Sunday, 1 December 2013

Siouxsie Sunday: 'The Thorn' EP by Siouxsie and the Banshees

After recording 1984's Hyæna album with Robert Smith of The Cure in the guitars, it was only a matter of time before Smith would focus on his own band again, effectively ending his tenure as a Banshee guitarist. Siouxsie herself has often brought up the band's unfortunate luck with their guitarists - they just kept losing them, one after another. The next guitar-wielding Banshee, John Valentine Carruthers was actually the band's sixth one in only eight years.

After Carruthers joined the group, they decided not to write a new album straight away, but to record an EP consisting of revamped versions of their older songs. On the one hand, the Banshees - whose core now firmly consisted of the holy trinity of Siouxsie, Severin and Budgie - wanted to use the EP as Carruthers' induction to the band, and on the other hand, experiment with string arrangements and re-record some older songs that had evolved into new versions on tour.

In brief, that is what The Thorn is - a four-track collection of early Banshee songs recreated with new string arrangements. Of these four tracks, two songs were previous album tracks ("Overground" from 1978's The Scream and "Placebo Effect" from 1979's Join Hands) whereas the other two had appeared as B-sides for single releases ("Voices (On The Air)" and "Red Over White" for "Hong Kong Garden" and "Israel", respectively). So they didn't go for the usual 'best of' route when choosing the songs, which is brilliant. And while the selection is a satisfying one, in hindsight, it would've pleased me terrifically if "Icon" from Join Hands had also made an appearance - the first time I heard the song, I couldn't help imagining it in an Enya-esque orchestral version. Not that the song needed it, though.

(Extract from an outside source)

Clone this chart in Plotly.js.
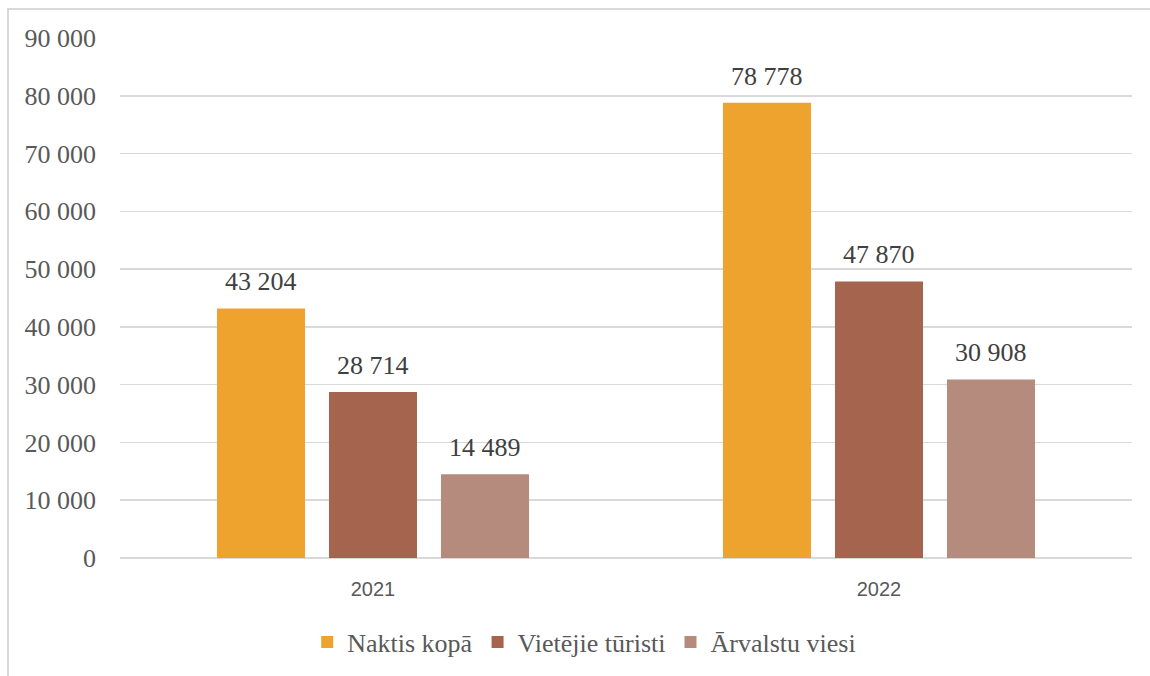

All the songs profit tremendously from their new adaptations. Originally an experimental post-punk tune with a peculiar time signature, "Overground" - also released as a single from the EP - becomes a regal orchestral anthem that magnificently kicks off the record. "Voices (On The Air)", that was a minimalistic, eerie B-side of their debut single, becomes equally reinvigorated due to the revamping. It must be noted that while large part of the change comes from the string arrangements and altered instrumentation, it is also highly notable how much the band - or more precisely, the Siouxsie/Severin core of what was left of it - has evolved as well: gone is the slight fumblingness of their early years, and the band can now be heard playing very confidently and skillfully. Siouxsie's vocals have also developed immensely: her singing is more mature, more expressive, and just generally a whole lot stronger. The six years after their debut album had certainly taken the band to a whole new level.

Out of the four, "Placebo Effect" was probably the one that least needed a makeover, considering it was a pretty solid tune to begin with. Nonetheless, its Thorn version becomes even more theatrical with its lowered pitch and majestic arrangements, becoming a brilliant 80s darkwave rocker. On the contrary, the final song "Red Over White" was possibly most in need of a remake - the 1980 version, albeit deliciously bizarre, sounds awfully unfinished. Here, however, it's redeemed by a most epic rendition. Come on, if you have Siouxsie singing about "The woods and the town, covered in snow / All transformed to a fairytale" but to a twisted kind of a fairytale where there's suggested to be blood running over the white pristine snow, this is the backdrop it deserves. Also the vocal style Siouxsie opted for on the track is much more fitting, with her narrating the story in a fatal-sounding voice, even screaming like a wicked witch towards the end. A very Banshee finish for the splendid EP.

So, it is a success. Even though it was mostly just a stepping stone for the band, a way to integrate a new member before a proper album, it is an amazing example of how creative the band could get with their music, also showing that the Banshees plus the strings is never a disappointing combination, as shown before by the "Fireworks" single and the experimental A Kiss In the Dreamhouse album. The song selection is excellent, as mentioned before, since the band picked some of their lesser-known numbers instead of just going for the easy route and bringing back past hit singles. Funnily enough, most of their stuff would've probably translated into majestic string versions quite easily, so they could've basically chosen anything and made it sound brilliant. (And now I'm just imagining new orchestral versions of "Premature Burial", "Desert Kisses" and "Suburban Relapse". Well, a boy can dream...) The Thorn EP is quite the treat for any Banshees fans out there and solid enough to stand out on its own, as well. In other words, familiar with their music or not, do check it out!

4½ / 5

Try at least: Anything. Everything. It's only 4 tracks, mind you!